◆ **WRITTEN PROBLEM**: Omit all images. Write out the rest of the material exactly.
>> START RECORDS FOR THIS TASK
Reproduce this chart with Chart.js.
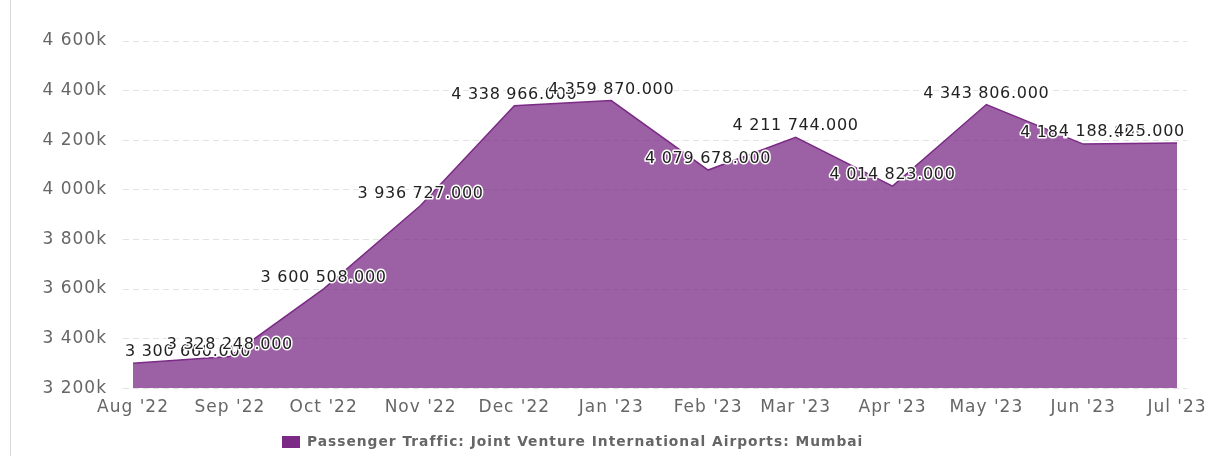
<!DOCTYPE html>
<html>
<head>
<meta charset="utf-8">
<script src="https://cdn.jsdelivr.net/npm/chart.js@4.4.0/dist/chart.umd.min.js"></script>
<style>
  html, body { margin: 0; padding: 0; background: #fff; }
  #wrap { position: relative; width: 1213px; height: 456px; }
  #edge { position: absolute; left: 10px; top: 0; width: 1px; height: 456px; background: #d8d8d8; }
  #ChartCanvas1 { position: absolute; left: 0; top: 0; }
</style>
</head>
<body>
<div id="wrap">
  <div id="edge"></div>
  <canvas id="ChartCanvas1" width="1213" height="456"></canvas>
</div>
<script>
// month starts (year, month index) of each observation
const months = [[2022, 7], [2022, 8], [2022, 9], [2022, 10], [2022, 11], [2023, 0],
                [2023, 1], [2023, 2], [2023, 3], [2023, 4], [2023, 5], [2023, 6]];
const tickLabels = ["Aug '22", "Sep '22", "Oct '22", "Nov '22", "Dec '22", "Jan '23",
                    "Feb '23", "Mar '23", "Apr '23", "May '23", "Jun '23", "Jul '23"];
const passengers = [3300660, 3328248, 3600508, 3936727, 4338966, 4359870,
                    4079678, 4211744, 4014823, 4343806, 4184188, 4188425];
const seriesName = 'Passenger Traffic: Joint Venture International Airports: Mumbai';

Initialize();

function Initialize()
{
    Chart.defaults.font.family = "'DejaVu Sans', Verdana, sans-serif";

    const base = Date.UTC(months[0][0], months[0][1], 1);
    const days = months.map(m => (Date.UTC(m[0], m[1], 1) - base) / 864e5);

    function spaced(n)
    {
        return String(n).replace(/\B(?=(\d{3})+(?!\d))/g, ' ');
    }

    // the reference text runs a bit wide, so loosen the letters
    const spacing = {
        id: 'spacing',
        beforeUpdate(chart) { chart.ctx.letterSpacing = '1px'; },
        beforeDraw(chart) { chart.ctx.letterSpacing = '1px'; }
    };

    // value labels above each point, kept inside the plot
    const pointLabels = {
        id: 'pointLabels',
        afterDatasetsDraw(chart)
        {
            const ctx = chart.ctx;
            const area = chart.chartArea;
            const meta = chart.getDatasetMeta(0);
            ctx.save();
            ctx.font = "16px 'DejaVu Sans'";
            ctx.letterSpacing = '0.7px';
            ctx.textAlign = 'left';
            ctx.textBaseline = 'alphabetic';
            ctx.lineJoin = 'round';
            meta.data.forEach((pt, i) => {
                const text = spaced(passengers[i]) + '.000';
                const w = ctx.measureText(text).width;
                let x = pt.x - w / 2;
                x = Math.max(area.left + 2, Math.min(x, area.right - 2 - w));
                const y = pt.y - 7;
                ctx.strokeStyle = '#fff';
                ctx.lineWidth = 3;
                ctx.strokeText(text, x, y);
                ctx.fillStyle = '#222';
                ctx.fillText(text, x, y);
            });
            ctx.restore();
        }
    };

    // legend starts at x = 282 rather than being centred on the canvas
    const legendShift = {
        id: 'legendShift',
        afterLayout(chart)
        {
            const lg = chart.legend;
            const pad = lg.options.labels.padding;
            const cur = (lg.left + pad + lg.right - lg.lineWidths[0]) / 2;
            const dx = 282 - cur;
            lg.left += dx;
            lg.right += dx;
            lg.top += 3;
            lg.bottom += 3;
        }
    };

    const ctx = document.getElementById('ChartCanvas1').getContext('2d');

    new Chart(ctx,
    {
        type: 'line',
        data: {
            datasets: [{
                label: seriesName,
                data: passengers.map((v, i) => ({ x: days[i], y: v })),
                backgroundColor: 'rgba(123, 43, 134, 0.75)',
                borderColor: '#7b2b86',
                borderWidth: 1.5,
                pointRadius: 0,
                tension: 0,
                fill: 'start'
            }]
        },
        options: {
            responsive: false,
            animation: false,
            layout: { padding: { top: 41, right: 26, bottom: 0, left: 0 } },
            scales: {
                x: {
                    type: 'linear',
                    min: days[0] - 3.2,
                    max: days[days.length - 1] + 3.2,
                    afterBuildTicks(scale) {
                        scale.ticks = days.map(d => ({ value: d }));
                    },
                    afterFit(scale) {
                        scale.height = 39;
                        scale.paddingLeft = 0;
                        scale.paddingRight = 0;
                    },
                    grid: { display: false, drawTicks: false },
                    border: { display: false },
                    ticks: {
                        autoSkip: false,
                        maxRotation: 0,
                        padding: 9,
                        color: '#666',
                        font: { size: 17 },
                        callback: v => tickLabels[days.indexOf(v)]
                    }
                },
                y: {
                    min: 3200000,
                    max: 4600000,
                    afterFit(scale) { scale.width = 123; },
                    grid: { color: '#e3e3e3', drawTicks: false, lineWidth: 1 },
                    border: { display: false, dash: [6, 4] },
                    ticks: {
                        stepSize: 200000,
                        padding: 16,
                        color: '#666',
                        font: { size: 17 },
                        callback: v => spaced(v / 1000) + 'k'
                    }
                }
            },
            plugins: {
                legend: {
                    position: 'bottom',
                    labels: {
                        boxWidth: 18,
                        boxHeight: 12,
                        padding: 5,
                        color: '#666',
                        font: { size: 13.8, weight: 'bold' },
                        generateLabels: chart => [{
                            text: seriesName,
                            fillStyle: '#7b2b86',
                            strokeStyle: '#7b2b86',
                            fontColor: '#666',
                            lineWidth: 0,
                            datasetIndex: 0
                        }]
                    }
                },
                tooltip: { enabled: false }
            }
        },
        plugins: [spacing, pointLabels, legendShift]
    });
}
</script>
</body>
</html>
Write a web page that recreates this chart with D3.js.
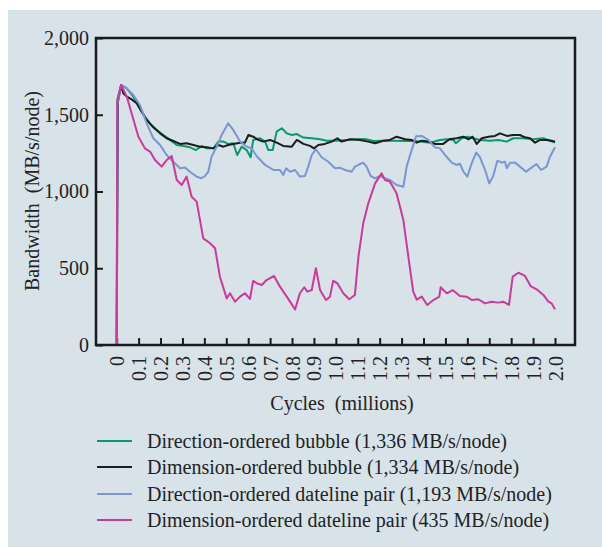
>> END RECORDS FOR THIS TASK
◆ **RESULT BELOW**:
Reproduce this chart with Chart.js.
<!DOCTYPE html>
<html>
<head>
<meta charset="utf-8">
<script src="https://cdn.jsdelivr.net/npm/chart.js@4.4.0/dist/chart.umd.min.js"></script>
<style>
  html, body { margin: 0; padding: 0; background: #fff; }
  #wrap { position: relative; width: 1213px; height: 456px; }
  #edge { position: absolute; left: 10px; top: 0; width: 1px; height: 456px; background: #d8d8d8; }
  #ChartCanvas1 { position: absolute; left: 0; top: 0; }
</style>
</head>
<body>
<div id="wrap">
  <div id="edge"></div>
  <canvas id="ChartCanvas1" width="1213" height="456"></canvas>
</div>
<script>
// month starts (year, month index) of each observation
const months = [[2022, 7], [2022, 8], [2022, 9], [2022, 10], [2022, 11], [2023, 0],
                [2023, 1], [2023, 2], [2023, 3], [2023, 4], [2023, 5], [2023, 6]];
const tickLabels = ["Aug '22", "Sep '22", "Oct '22", "Nov '22", "Dec '22", "Jan '23",
                    "Feb '23", "Mar '23", "Apr '23", "May '23", "Jun '23", "Jul '23"];
const passengers = [3300660, 3328248, 3600508, 3936727, 4338966, 4359870,
                    4079678, 4211744, 4014823, 4343806, 4184188, 4188425];
const seriesName = 'Passenger Traffic: Joint Venture International Airports: Mumbai';

Initialize();

function Initialize()
{
    Chart.defaults.font.family = "'DejaVu Sans', Verdana, sans-serif";

    const base = Date.UTC(months[0][0], months[0][1], 1);
    const days = months.map(m => (Date.UTC(m[0], m[1], 1) - base) / 864e5);

    function spaced(n)
    {
        return String(n).replace(/\B(?=(\d{3})+(?!\d))/g, ' ');
    }

    // the reference text runs a bit wide, so loosen the letters
    const spacing = {
        id: 'spacing',
        beforeUpdate(chart) { chart.ctx.letterSpacing = '1px'; },
        beforeDraw(chart) { chart.ctx.letterSpacing = '1px'; }
    };

    // value labels above each point, kept inside the plot
    const pointLabels = {
        id: 'pointLabels',
        afterDatasetsDraw(chart)
        {
            const ctx = chart.ctx;
            const area = chart.chartArea;
            const meta = chart.getDatasetMeta(0);
            ctx.save();
            ctx.font = "16px 'DejaVu Sans'";
            ctx.letterSpacing = '0.7px';
            ctx.textAlign = 'left';
            ctx.textBaseline = 'alphabetic';
            ctx.lineJoin = 'round';
            meta.data.forEach((pt, i) => {
                const text = spaced(passengers[i]) + '.000';
                const w = ctx.measureText(text).width;
                let x = pt.x - w / 2;
                x = Math.max(area.left + 2, Math.min(x, area.right - 2 - w));
                const y = pt.y - 7;
                ctx.strokeStyle = '#fff';
                ctx.lineWidth = 3;
                ctx.strokeText(text, x, y);
                ctx.fillStyle = '#222';
                ctx.fillText(text, x, y);
            });
            ctx.restore();
        }
    };

    // legend starts at x = 282 rather than being centred on the canvas
    const legendShift = {
        id: 'legendShift',
        afterLayout(chart)
        {
            const lg = chart.legend;
            const pad = lg.options.labels.padding;
            const cur = (lg.left + pad + lg.right - lg.lineWidths[0]) / 2;
            const dx = 282 - cur;
            lg.left += dx;
            lg.right += dx;
            lg.top += 3;
            lg.bottom += 3;
        }
    };

    const ctx = document.getElementById('ChartCanvas1').getContext('2d');

    new Chart(ctx,
    {
        type: 'line',
        data: {
            datasets: [{
                label: seriesName,
                data: passengers.map((v, i) => ({ x: days[i], y: v })),
                backgroundColor: 'rgba(123, 43, 134, 0.75)',
                borderColor: '#7b2b86',
                borderWidth: 1.5,
                pointRadius: 0,
                tension: 0,
                fill: 'start'
            }]
        },
        options: {
            responsive: false,
            animation: false,
            layout: { padding: { top: 41, right: 26, bottom: 0, left: 0 } },
            scales: {
                x: {
                    type: 'linear',
                    min: days[0] - 3.2,
                    max: days[days.length - 1] + 3.2,
                    afterBuildTicks(scale) {
                        scale.ticks = days.map(d => ({ value: d }));
                    },
                    afterFit(scale) {
                        scale.height = 39;
                        scale.paddingLeft = 0;
                        scale.paddingRight = 0;
                    },
                    grid: { display: false, drawTicks: false },
                    border: { display: false },
                    ticks: {
                        autoSkip: false,
                        maxRotation: 0,
                        padding: 9,
                        color: '#666',
                        font: { size: 17 },
                        callback: v => tickLabels[days.indexOf(v)]
                    }
                },
                y: {
                    min: 3200000,
                    max: 4600000,
                    afterFit(scale) { scale.width = 123; },
                    grid: { color: '#e3e3e3', drawTicks: false, lineWidth: 1 },
                    border: { display: false, dash: [6, 4] },
                    ticks: {
                        stepSize: 200000,
                        padding: 16,
                        color: '#666',
                        font: { size: 17 },
                        callback: v => spaced(v / 1000) + 'k'
                    }
                }
            },
            plugins: {
                legend: {
                    position: 'bottom',
                    labels: {
                        boxWidth: 18,
                        boxHeight: 12,
                        padding: 5,
                        color: '#666',
                        font: { size: 13.8, weight: 'bold' },
                        generateLabels: chart => [{
                            text: seriesName,
                            fillStyle: '#7b2b86',
                            strokeStyle: '#7b2b86',
                            fontColor: '#666',
                            lineWidth: 0,
                            datasetIndex: 0
                        }]
                    }
                },
                tooltip: { enabled: false }
            }
        },
        plugins: [spacing, pointLabels, legendShift]
    });
}
</script>
</body>
</html>
Write a web page that recreates this chart with D3.js.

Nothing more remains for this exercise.